----- DATA SUPPLIED -----
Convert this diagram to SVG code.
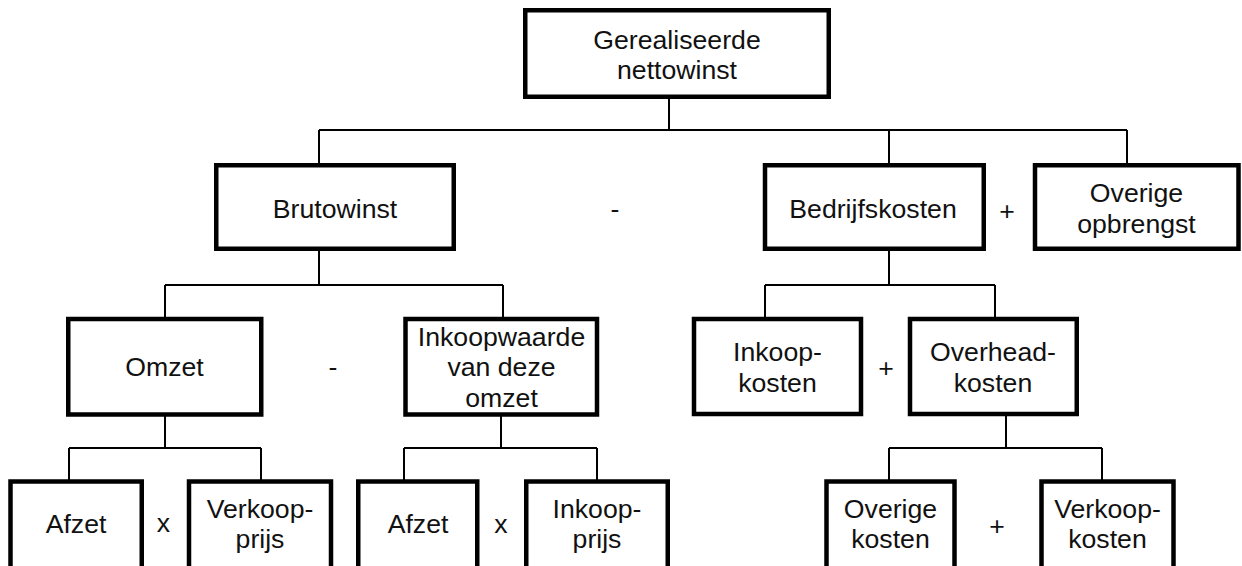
<svg xmlns="http://www.w3.org/2000/svg" width="1242" height="566" viewBox="0 0 1242 566">
<style>
.box{fill:#fff;stroke:#000;stroke-width:4.5}
.t{font-family:"Liberation Sans",Arial,sans-serif;font-size:26.67px;fill:#111;text-anchor:middle}
.c{fill:none;stroke:#000;stroke-width:2}
</style>
<rect width="1242" height="566" fill="#fff"/>
<g id="connectors">
<path class="c" d="M669,99V130M319,130H1127M319,130V163M889,130V163M1127,130V163"/>
<path class="c" d="M319,251V285M165,285H503M165,285V317M503,285V317"/>
<path class="c" d="M889,251V285M765,285H995M765,285V317M995,285V317"/>
<path class="c" d="M165,416V448M69,448H261M69,448V480M261,448V480"/>
<path class="c" d="M501,416V448M404,448H597M404,448V480M597,448V480"/>
<path class="c" d="M1006,416V448M889,448H1102M889,448V480M1102,448V480"/>
</g>
<g id="n-nettowinst"><rect class="box" x="525.25" y="10.25" width="303.5" height="86.5"/><text class="t" x="677" y="48.5">Gerealiseerde</text><text class="t" x="677" y="79">nettowinst</text></g>
<g id="n-brutowinst"><rect class="box" x="216.25" y="165.25" width="237.5" height="83.5"/><text class="t" x="335" y="217.5">Brutowinst</text></g>
<g id="op1"><text class="t" x="615" y="217.5">-</text></g>
<g id="n-bedrijfskosten"><rect class="box" x="765" y="165.25" width="218.75" height="83.5"/><text class="t" x="873" y="217.5">Bedrijfskosten</text></g>
<g id="op2"><text class="t" x="1007" y="219.5">+</text></g>
<g id="n-overigeopbrengst"><rect class="box" x="1035" y="165.25" width="203.5" height="83.5"/><text class="t" x="1136.5" y="202">Overige</text><text class="t" x="1136.5" y="232.5">opbrengst</text></g>
<g id="n-omzet"><rect class="box" x="68.25" y="319" width="193" height="95.5"/><text class="t" x="164.5" y="376">Omzet</text></g>
<g id="op3"><text class="t" x="333" y="375.5">-</text></g>
<g id="n-inkoopwaarde"><rect class="box" x="405.5" y="319" width="191.5" height="95.5"/><text class="t" x="501.5" y="345.5">Inkoopwaarde</text><text class="t" x="501.5" y="376">van deze</text><text class="t" x="501.5" y="406.5">omzet</text></g>
<g id="n-inkoopkosten"><rect class="box" x="694" y="319" width="167" height="95"/><text class="t" x="777.5" y="361">Inkoop-</text><text class="t" x="777.5" y="391.5">kosten</text></g>
<g id="op4"><text class="t" x="886" y="376.5">+</text></g>
<g id="n-overheadkosten"><rect class="box" x="910" y="319" width="166.75" height="95"/><text class="t" x="993" y="361">Overhead-</text><text class="t" x="993" y="391.5">kosten</text></g>
<g id="n-afzet1"><rect class="box" x="10.5" y="481.5" width="131.25" height="100"/><text class="t" x="76" y="533">Afzet</text></g>
<g id="op5"><text class="t" x="163.5" y="532">x</text></g>
<g id="n-verkoopprijs"><rect class="box" x="189" y="481.5" width="142" height="100"/><text class="t" x="260" y="517.5">Verkoop-</text><text class="t" x="260" y="548">prijs</text></g>
<g id="n-afzet2"><rect class="box" x="358.25" y="481.5" width="119" height="100"/><text class="t" x="418" y="533">Afzet</text></g>
<g id="op6"><text class="t" x="501" y="533">x</text></g>
<g id="n-inkoopprijs"><rect class="box" x="526.25" y="481.5" width="141.5" height="100"/><text class="t" x="597" y="517.5">Inkoop-</text><text class="t" x="597" y="548">prijs</text></g>
<g id="n-overigekosten"><rect class="box" x="826.5" y="481.5" width="128" height="100"/><text class="t" x="890.5" y="518">Overige</text><text class="t" x="890.5" y="548">kosten</text></g>
<g id="op7"><text class="t" x="997" y="534.5">+</text></g>
<g id="n-verkoopkosten"><rect class="box" x="1041.5" y="481.5" width="132" height="100"/><text class="t" x="1107.5" y="518">Verkoop-</text><text class="t" x="1107.5" y="548">kosten</text></g>
</svg>
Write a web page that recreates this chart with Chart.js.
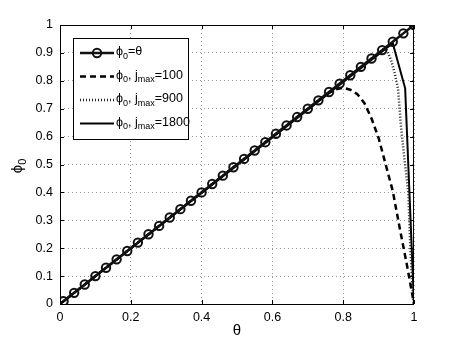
-----
WORK TO COMPLETE:
All of the entries above should be duplicated exactly, except for the pictures.

SOLUTION FOR THIS EXERCISE:
Convert this diagram to SVG code.
<svg xmlns="http://www.w3.org/2000/svg" width="1242" height="566" viewBox="0 0 1242 566">
<style>
.box{fill:#fff;stroke:#000;stroke-width:4.5}
.t{font-family:"Liberation Sans",Arial,sans-serif;font-size:26.67px;fill:#111;text-anchor:middle}
.c{fill:none;stroke:#000;stroke-width:2}
</style>
<rect width="1242" height="566" fill="#fff"/>
<g id="connectors">
<path class="c" d="M669,99V130M319,130H1127M319,130V163M889,130V163M1127,130V163"/>
<path class="c" d="M319,251V285M165,285H503M165,285V317M503,285V317"/>
<path class="c" d="M889,251V285M765,285H995M765,285V317M995,285V317"/>
<path class="c" d="M165,416V448M69,448H261M69,448V480M261,448V480"/>
<path class="c" d="M501,416V448M404,448H597M404,448V480M597,448V480"/>
<path class="c" d="M1006,416V448M889,448H1102M889,448V480M1102,448V480"/>
</g>
<g id="n-nettowinst"><rect class="box" x="525.25" y="10.25" width="303.5" height="86.5"/><text class="t" x="677" y="48.5">Gerealiseerde</text><text class="t" x="677" y="79">nettowinst</text></g>
<g id="n-brutowinst"><rect class="box" x="216.25" y="165.25" width="237.5" height="83.5"/><text class="t" x="335" y="217.5">Brutowinst</text></g>
<g id="op1"><text class="t" x="615" y="217.5">-</text></g>
<g id="n-bedrijfskosten"><rect class="box" x="765" y="165.25" width="218.75" height="83.5"/><text class="t" x="873" y="217.5">Bedrijfskosten</text></g>
<g id="op2"><text class="t" x="1007" y="219.5">+</text></g>
<g id="n-overigeopbrengst"><rect class="box" x="1035" y="165.25" width="203.5" height="83.5"/><text class="t" x="1136.5" y="202">Overige</text><text class="t" x="1136.5" y="232.5">opbrengst</text></g>
<g id="n-omzet"><rect class="box" x="68.25" y="319" width="193" height="95.5"/><text class="t" x="164.5" y="376">Omzet</text></g>
<g id="op3"><text class="t" x="333" y="375.5">-</text></g>
<g id="n-inkoopwaarde"><rect class="box" x="405.5" y="319" width="191.5" height="95.5"/><text class="t" x="501.5" y="345.5">Inkoopwaarde</text><text class="t" x="501.5" y="376">van deze</text><text class="t" x="501.5" y="406.5">omzet</text></g>
<g id="n-inkoopkosten"><rect class="box" x="694" y="319" width="167" height="95"/><text class="t" x="777.5" y="361">Inkoop-</text><text class="t" x="777.5" y="391.5">kosten</text></g>
<g id="op4"><text class="t" x="886" y="376.5">+</text></g>
<g id="n-overheadkosten"><rect class="box" x="910" y="319" width="166.75" height="95"/><text class="t" x="993" y="361">Overhead-</text><text class="t" x="993" y="391.5">kosten</text></g>
<g id="n-afzet1"><rect class="box" x="10.5" y="481.5" width="131.25" height="100"/><text class="t" x="76" y="533">Afzet</text></g>
<g id="op5"><text class="t" x="163.5" y="532">x</text></g>
<g id="n-verkoopprijs"><rect class="box" x="189" y="481.5" width="142" height="100"/><text class="t" x="260" y="517.5">Verkoop-</text><text class="t" x="260" y="548">prijs</text></g>
<g id="n-afzet2"><rect class="box" x="358.25" y="481.5" width="119" height="100"/><text class="t" x="418" y="533">Afzet</text></g>
<g id="op6"><text class="t" x="501" y="533">x</text></g>
<g id="n-inkoopprijs"><rect class="box" x="526.25" y="481.5" width="141.5" height="100"/><text class="t" x="597" y="517.5">Inkoop-</text><text class="t" x="597" y="548">prijs</text></g>
<g id="n-overigekosten"><rect class="box" x="826.5" y="481.5" width="128" height="100"/><text class="t" x="890.5" y="518">Overige</text><text class="t" x="890.5" y="548">kosten</text></g>
<g id="op7"><text class="t" x="997" y="534.5">+</text></g>
<g id="n-verkoopkosten"><rect class="box" x="1041.5" y="481.5" width="132" height="100"/><text class="t" x="1107.5" y="518">Verkoop-</text><text class="t" x="1107.5" y="548">kosten</text></g>
</svg>
Write a web page that recreates this chart with Chart.js.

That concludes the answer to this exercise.